**Given request**.
Gather all lines containing the string "this" and copy them out.

**Data for the task**.
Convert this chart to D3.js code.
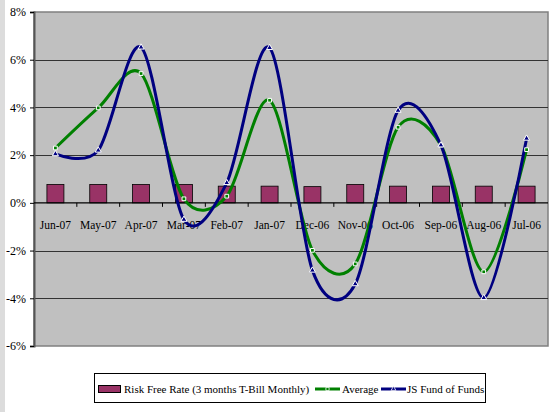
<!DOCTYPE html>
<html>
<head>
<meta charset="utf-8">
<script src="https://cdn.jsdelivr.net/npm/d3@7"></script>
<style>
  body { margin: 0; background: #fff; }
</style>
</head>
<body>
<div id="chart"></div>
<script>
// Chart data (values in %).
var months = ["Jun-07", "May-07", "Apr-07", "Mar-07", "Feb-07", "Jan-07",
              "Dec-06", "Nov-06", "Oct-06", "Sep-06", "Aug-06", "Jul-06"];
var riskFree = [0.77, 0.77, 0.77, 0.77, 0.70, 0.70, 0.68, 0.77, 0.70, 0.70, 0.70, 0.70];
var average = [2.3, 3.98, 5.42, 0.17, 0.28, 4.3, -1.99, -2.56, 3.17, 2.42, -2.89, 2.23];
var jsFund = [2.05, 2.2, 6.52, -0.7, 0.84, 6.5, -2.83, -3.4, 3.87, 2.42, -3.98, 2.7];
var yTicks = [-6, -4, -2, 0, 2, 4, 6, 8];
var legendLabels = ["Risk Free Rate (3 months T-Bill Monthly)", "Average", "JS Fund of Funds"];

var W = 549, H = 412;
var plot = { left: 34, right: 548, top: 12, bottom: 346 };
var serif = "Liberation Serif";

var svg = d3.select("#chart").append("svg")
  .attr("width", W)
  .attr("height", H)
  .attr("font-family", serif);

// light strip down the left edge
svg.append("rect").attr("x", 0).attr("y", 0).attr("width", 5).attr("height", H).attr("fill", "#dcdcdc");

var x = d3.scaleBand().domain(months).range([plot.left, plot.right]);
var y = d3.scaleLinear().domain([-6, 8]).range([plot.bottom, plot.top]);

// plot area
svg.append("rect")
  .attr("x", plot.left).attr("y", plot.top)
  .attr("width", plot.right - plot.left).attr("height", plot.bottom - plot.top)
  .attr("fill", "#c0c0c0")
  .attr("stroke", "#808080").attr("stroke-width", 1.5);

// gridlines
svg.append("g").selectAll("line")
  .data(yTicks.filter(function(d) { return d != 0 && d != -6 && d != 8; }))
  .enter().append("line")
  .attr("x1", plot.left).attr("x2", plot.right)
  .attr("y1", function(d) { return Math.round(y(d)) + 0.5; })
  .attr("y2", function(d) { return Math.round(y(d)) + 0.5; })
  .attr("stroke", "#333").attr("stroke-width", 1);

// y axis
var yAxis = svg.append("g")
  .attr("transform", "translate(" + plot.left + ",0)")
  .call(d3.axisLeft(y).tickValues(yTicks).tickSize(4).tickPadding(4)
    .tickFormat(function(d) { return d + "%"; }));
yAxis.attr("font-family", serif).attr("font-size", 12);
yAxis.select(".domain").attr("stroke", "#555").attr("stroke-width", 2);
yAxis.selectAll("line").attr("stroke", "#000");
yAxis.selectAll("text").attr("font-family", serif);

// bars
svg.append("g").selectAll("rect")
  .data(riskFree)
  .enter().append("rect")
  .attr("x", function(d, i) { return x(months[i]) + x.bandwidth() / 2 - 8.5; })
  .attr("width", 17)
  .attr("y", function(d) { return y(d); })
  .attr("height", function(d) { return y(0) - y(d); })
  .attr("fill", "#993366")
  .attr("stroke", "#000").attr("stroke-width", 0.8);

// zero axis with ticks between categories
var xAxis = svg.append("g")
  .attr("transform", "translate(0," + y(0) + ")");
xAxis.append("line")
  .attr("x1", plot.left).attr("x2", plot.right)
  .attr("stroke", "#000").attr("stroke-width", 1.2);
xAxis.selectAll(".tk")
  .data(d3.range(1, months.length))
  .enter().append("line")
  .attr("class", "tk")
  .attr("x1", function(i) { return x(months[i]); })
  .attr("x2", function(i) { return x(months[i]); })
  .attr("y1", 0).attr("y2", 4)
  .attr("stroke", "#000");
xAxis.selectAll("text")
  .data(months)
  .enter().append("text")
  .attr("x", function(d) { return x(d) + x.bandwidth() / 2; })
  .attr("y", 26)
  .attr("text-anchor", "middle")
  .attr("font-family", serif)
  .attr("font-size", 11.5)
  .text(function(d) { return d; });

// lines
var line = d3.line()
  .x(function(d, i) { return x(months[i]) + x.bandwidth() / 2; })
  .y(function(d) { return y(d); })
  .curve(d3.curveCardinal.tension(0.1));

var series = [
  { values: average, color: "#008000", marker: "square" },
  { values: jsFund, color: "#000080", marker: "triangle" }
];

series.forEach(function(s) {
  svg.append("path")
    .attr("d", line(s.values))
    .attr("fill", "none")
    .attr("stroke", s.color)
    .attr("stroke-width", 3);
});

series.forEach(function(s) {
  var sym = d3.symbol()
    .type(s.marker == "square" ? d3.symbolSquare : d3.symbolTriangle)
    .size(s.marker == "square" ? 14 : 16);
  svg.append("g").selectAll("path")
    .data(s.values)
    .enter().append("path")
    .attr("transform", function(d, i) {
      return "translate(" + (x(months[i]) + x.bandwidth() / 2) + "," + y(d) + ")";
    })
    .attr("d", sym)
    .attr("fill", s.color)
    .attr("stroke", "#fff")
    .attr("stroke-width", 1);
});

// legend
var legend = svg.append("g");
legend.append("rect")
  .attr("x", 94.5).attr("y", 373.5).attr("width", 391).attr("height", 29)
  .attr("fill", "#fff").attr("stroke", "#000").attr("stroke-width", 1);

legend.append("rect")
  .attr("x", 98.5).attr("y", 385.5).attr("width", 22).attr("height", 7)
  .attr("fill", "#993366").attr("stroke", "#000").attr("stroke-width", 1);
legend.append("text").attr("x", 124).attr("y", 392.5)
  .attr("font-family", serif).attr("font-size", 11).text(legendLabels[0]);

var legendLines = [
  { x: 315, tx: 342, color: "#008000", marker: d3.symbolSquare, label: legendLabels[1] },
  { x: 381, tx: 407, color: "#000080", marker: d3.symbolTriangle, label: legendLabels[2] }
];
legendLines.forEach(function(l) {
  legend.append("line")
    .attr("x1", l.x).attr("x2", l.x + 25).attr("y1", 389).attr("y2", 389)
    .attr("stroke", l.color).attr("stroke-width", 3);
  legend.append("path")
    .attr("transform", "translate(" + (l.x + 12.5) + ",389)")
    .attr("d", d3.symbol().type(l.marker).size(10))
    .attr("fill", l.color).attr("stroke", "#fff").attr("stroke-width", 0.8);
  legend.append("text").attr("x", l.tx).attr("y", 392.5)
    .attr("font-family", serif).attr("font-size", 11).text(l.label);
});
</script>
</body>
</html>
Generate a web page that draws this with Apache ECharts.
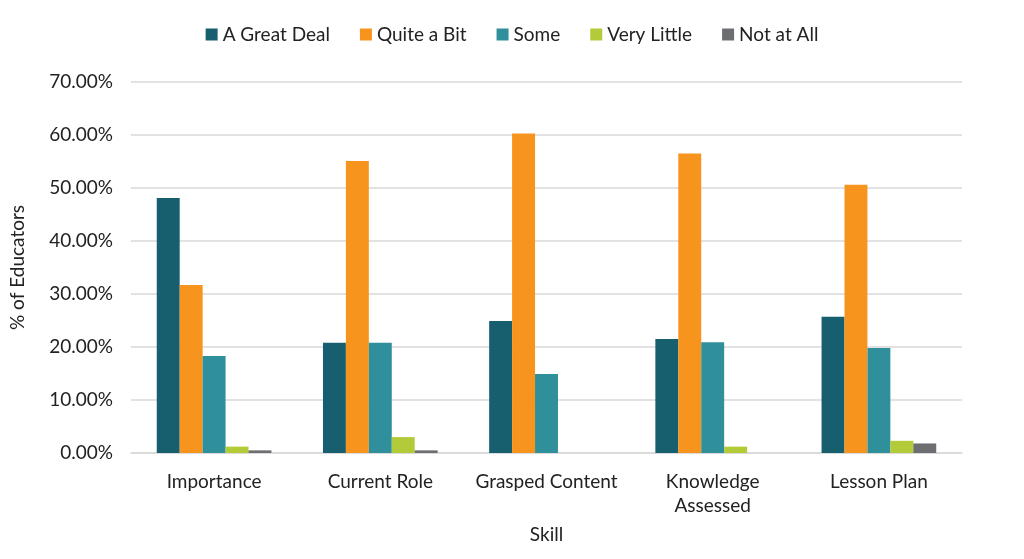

**Exercise solution**.
Convert this chart to D3.js code.
Generate a web page that draws this with Apache ECharts.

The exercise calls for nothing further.